Ever since the days of Captain Cook it has been the practice to allow the crew two washing days per week, on the details of which proceeding we all know the misery of putting on wet clothes, or sleeping in damp sheets. Now, a shirt washed in salt water is really a great deal worse than either; putting on linen washed in salt water, you first dry your unhappy shirt by exposing it to the sun or the fire till it seems as free from moisture as any bone; you then put it on, in hopes of enjoying the benefit of clean linen. Alas, not a whit of enjoyment follows! For if the air be in a humid state, or you are exposed to exercise, the treacherous salt, which, when crystallised, has hidden itself in the fibres of the cloth, speedily melts, and you have all the tortures of being once more wrapped in moist drapery. In your agony, you pull it off, run to the galley-range, and toast it over again; or you hang it up in the fiery heat of the southern sun, and when not a particle of wet seems to remain, you draw it on a second time, fancying your job at last complete.

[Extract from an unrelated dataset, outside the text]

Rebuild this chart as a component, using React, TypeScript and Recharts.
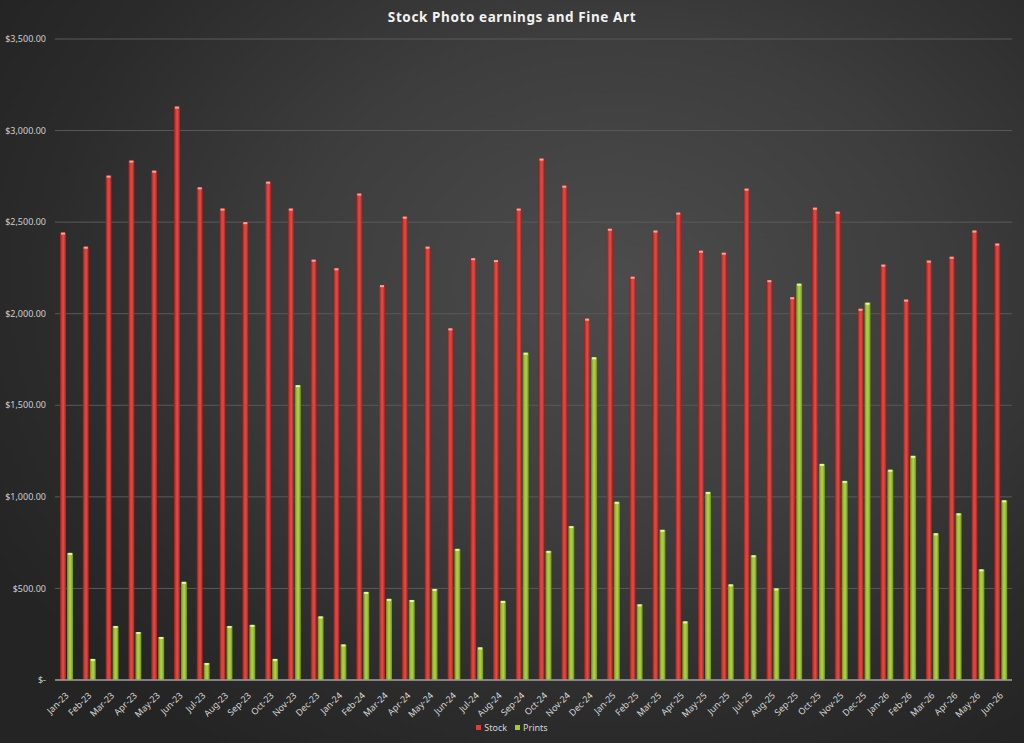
import { BarChart, Bar, XAxis, YAxis, CartesianGrid } from 'recharts';

const months = [
  'Jan-23', 'Feb-23', 'Mar-23', 'Apr-23', 'May-23', 'Jun-23', 'Jul-23', 'Aug-23', 'Sep-23', 'Oct-23', 'Nov-23', 'Dec-23',
  'Jan-24', 'Feb-24', 'Mar-24', 'Apr-24', 'May-24', 'Jun-24', 'Jul-24', 'Aug-24', 'Sep-24', 'Oct-24', 'Nov-24', 'Dec-24',
  'Jan-25', 'Feb-25', 'Mar-25', 'Apr-25', 'May-25', 'Jun-25', 'Jul-25', 'Aug-25', 'Sep-25', 'Oct-25', 'Nov-25', 'Dec-25',
  'Jan-26', 'Feb-26', 'Mar-26', 'Apr-26', 'May-26', 'Jun-26',
];

const stock = [
  2443, 2366, 2754, 2836, 2781, 3131, 2690, 2574, 2500, 2721, 2574, 2295,
  2248, 2656, 2156, 2530, 2366, 1920, 2303, 2293, 2574, 2847, 2699, 1973,
  2464, 2202, 2454, 2552, 2344, 2333, 2683, 2183, 2090, 2579, 2557, 2027,
  2268, 2077, 2290, 2311, 2454, 2383,
];

const prints = [
  694, 115, 295, 262, 235, 536, 93, 295, 301, 115, 1610, 347,
  194, 481, 443, 437, 497, 716, 178, 432, 1787, 705, 840, 1762,
  973, 413, 820, 320, 1027, 522, 681, 500, 2164, 1180, 1087, 2060,
  1148, 1224, 801, 910, 604, 981,
];

const yTicks = [0, 500, 1000, 1500, 2000, 2500, 3000, 3500];

const data = months.map((month, i) => ({ month, stock: stock[i], prints: prints[i] }));

const labelFont = '"Noto Sans", "Open Sans", sans-serif';

const money = (v: number) =>
  v === 0 ? '$-' : '$' + v.toLocaleString('en-US', { minimumFractionDigits: 2, maximumFractionDigits: 2 });

// bar body with a shaded gradient and a pale cap on top
const cylinder = (grad: string, cap: string) => (props: any) => {
  const { x, y, width, height } = props;
  if (!height || height <= 0) return null;
  return (
    <g>
      <rect x={x} y={y} width={width} height={height} fill={`url(#${grad})`} />
      <rect x={x + 1} y={y} width={Math.max(width - 2, 1)} height={2} fill={cap} />
    </g>
  );
};

const MonthTick = (props: any) => {
  const { x, y, payload } = props;
  return (
    <text
      x={x + 3}
      y={y + 8}
      transform={`rotate(-45, ${x + 3}, ${y + 8})`}
      textAnchor="end"
      fontSize={9}
      fontFamily={labelFont}
      fill="#d6d6d6"
    >
      {payload.value}
    </text>
  );
};

export default function App() {
  return (
    <div
      style={{
        position: 'absolute',
        left: 0,
        top: 0,
        width: 1024,
        height: 743,
        background: 'radial-gradient(ellipse 70% 75% at 60% 38%, #4c4c4c 0%, #3d3d3d 45%, #2b2b2b 80%, #242424 100%)',
        overflow: 'hidden',
      }}
    >
      <div
        style={{
          position: 'absolute',
          top: 8,
          left: 0,
          width: 1024,
          textAlign: 'center',
          color: '#f2f2f2',
          fontFamily: labelFont,
          fontWeight: 700,
          fontSize: 13.5,
          letterSpacing: 0.6,
        }}
      >
        Stock Photo earnings and Fine Art
      </div>

      <BarChart
        width={1024}
        height={743}
        data={data}
        margin={{ top: 39, right: 12, left: 0, bottom: 0 }}
        barGap={1}
        barCategoryGap={0}
      >
        <defs>
          <linearGradient id="redBar" x1="0" y1="0" x2="1" y2="0">
            <stop offset="0%" stopColor="#8f1c1a" />
            <stop offset="35%" stopColor="#d9403a" />
            <stop offset="60%" stopColor="#e04a43" />
            <stop offset="100%" stopColor="#9a211e" />
          </linearGradient>
          <linearGradient id="greenBar" x1="0" y1="0" x2="1" y2="0">
            <stop offset="0%" stopColor="#6b8a1c" />
            <stop offset="35%" stopColor="#a3c83a" />
            <stop offset="60%" stopColor="#acd044" />
            <stop offset="100%" stopColor="#6f8f20" />
          </linearGradient>
        </defs>
        <CartesianGrid vertical={false} stroke="#5a5a5a" strokeWidth={1} />
        <XAxis
          dataKey="month"
          interval={0}
          tickLine={false}
          axisLine={{ stroke: '#9a9a9a', strokeWidth: 1.5 }}
          height={63}
          tick={<MonthTick />}
        />
        <YAxis
          domain={[0, 3500]}
          ticks={yTicks}
          width={55}
          axisLine={false}
          tickLine={false}
          tickSize={0}
          tickMargin={9}
          tickFormatter={money}
          tick={{ fontSize: 9, fill: '#cfcfcf', fontFamily: labelFont }}
        />
        <Bar
          dataKey="stock"
          name="Stock"
          barSize={6}
          shape={cylinder('redBar', '#f3a3a0')}
          isAnimationActive={false}
        />
        <Bar
          dataKey="prints"
          name="Prints"
          barSize={6}
          shape={cylinder('greenBar', '#e6f5a8')}
          isAnimationActive={false}
        />
      </BarChart>

      <div
        style={{
          position: 'absolute',
          top: 721,
          left: 0,
          width: 1024,
          display: 'flex',
          justifyContent: 'center',
          gap: 8,
          fontFamily: labelFont,
          fontSize: 9,
          color: '#d6d6d6',
        }}
      >
        <span style={{ display: 'flex', alignItems: 'center', gap: 3 }}>
          <span style={{ width: 5, height: 5, background: '#d9403a', display: 'inline-block' }} />
          Stock
        </span>
        <span style={{ display: 'flex', alignItems: 'center', gap: 3 }}>
          <span style={{ width: 5, height: 5, background: '#a3c83a', display: 'inline-block' }} />
          Prints
        </span>
      </div>
    </div>
  );
}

But, miserable man that you are! the insidious enemy still lurks there, and no art we yet know of will expel him, save and except that of a good sound rinsing in fresh water.

I need scarcely add, then, that there are few favours of the minor kind which a considerate captain may bestow on his crew more appreciated than giving them as much fresh water as will serve to carry off the abominable salt from their clothes, after they have first been well scoured in the water of the ocean; it is a great comfort, and an officer of any activity, by a judicious management of the ship's regular stock, and, above all, by losing no opportunity of catching rain water, need seldom be without the means of giving to each man of his crew a gallon twice a-week during the longest voyage.

It was from an old and excellent officer I first learned, that, by proper and constant care, this indulgence might almost always be granted. It is not easy, I freely admit, at all times, and in all climates, to keep a supply Of washing-water on board. But a captain ought to do what is right and kind, simply because it is right and kind, regardless of trouble; and his conduct in this respect should not be uninfluenced by the manner in which it is received; at all events, he may be certain that if his favours be not well received, the fault lies in his manner of giving them. Sailors have the most acute penetration possible on these occasions; and if the captain be actuated by any wish except that of doing his duty uniformly and kindly, the Johnnies will see through it all, and either laugh at him or hate him.